As a full disclosure, I personally did not care for the Miriam Toews novel on which this movie was based.. In fact, I found it mostly poorly written even if the story itself was a compelling one. It is certainly a necessary story to be told, and especially from someone with a background in this community. However, Polley was able to take the best parts of the source material, and combine her vision with incredible performances to distill a work of art.
It’s hard to know where to start when it comes to the powerhouse performances that carry this movie through. Rooney Mara is at her absolute best, leading the charge as a strong woman ready to venture out past the confines of her world. Her performance is contrasted against that of Jessie Buckley, who plays a woman fully committed to her faith and community. Claire Foy, however, is the star of every scene, displaying a righteous fury that every woman and non-binary person will recognize instantly.
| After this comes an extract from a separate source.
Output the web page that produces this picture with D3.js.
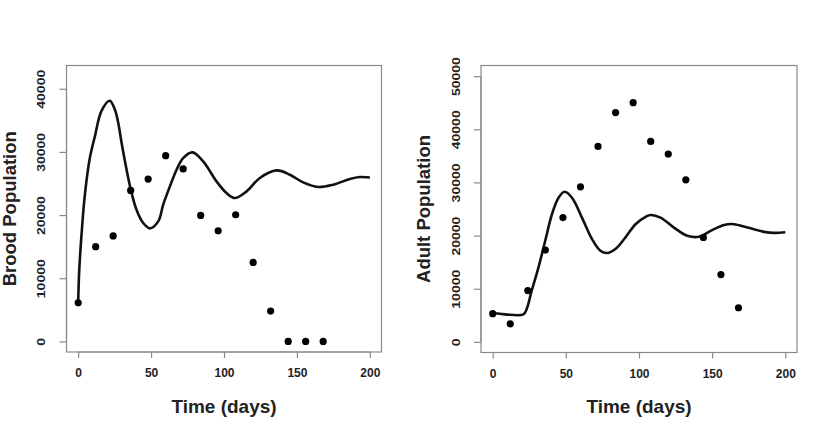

Even the minor roles are stellar. Little Mosque on the Prairie fans can delight in Shelia McCarthy, a delightful and hilarious woman who is also fiercely committed to her faith. Frances McDormand makes use of her limited screen-time to deliver a terrifying and magnetic performance, as a woman entrenched in patriarchal values. August Winter is a phenomenal addition, bringing heart to their role as a member of the LGBTQ+ in such a repressive sub-society. In a movie centered around the experience of women, it seems odd to mention the one woman. However, Ben Whishaw makes an impact as the ally to end all allies.
While the entire story is a commentary on religion, there is no bashing of those with sincerely held beliefs, who see them as a way to better themselves and their communities. Rather, this story is a commentary on how these genuinely held beliefs can be manipulated and perverted by men of ill intentions. Religion at its best brings out the best in anyone. At its worst, it is a tool used by those of ill intent to create chaos, death, and destruction.
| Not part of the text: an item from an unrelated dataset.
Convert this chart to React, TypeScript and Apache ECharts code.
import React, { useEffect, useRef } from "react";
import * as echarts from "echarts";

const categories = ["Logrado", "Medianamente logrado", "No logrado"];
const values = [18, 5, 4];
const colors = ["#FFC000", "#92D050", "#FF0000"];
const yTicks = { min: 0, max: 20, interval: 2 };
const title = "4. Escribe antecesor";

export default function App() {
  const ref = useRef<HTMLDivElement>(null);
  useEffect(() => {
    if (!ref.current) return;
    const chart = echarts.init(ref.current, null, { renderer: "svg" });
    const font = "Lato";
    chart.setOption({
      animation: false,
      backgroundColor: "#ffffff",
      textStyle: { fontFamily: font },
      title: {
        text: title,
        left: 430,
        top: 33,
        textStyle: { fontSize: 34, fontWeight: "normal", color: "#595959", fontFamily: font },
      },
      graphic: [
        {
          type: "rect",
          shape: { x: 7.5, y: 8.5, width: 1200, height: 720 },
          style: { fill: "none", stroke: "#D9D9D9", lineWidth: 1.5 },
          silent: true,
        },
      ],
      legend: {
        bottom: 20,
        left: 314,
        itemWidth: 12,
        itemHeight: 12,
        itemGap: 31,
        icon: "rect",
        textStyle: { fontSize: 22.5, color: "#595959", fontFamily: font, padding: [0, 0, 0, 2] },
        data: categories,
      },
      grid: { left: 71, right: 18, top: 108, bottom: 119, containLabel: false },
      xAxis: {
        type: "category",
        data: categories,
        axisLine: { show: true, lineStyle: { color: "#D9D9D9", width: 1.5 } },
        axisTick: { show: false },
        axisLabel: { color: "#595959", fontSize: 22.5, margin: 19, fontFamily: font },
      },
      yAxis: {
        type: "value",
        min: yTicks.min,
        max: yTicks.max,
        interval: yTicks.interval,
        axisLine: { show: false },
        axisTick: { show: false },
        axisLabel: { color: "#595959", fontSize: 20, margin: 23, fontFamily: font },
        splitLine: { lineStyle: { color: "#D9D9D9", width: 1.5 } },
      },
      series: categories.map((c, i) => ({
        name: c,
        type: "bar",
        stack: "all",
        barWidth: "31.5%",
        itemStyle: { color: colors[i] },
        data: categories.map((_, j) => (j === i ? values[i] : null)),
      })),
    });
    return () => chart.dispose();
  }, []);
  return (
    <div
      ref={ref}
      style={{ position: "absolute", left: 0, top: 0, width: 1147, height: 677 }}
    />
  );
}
At its core, Women Talking is a meditation on women’s’ agency. It’s equally inspiring and heartbreaking, watching these women deliberate on their very fates. Watching each of them make cases for why they should leave or why they should stay and fight is a poignant way to illustrate that all we are not truly free unless all of us are free. It’s devastating to think that this is necessary in so many cases, when women have had their voices taken away for them.
Women Talking is one of the best movies of the year so far, and a clear frontrunner as awards season fast approaches. This is a compassionate look at what was a true story. Such decisions are made by women every day all around the world. May we all have the same courage to face our destinies.
Women Talking is in theatres December 2, 2022.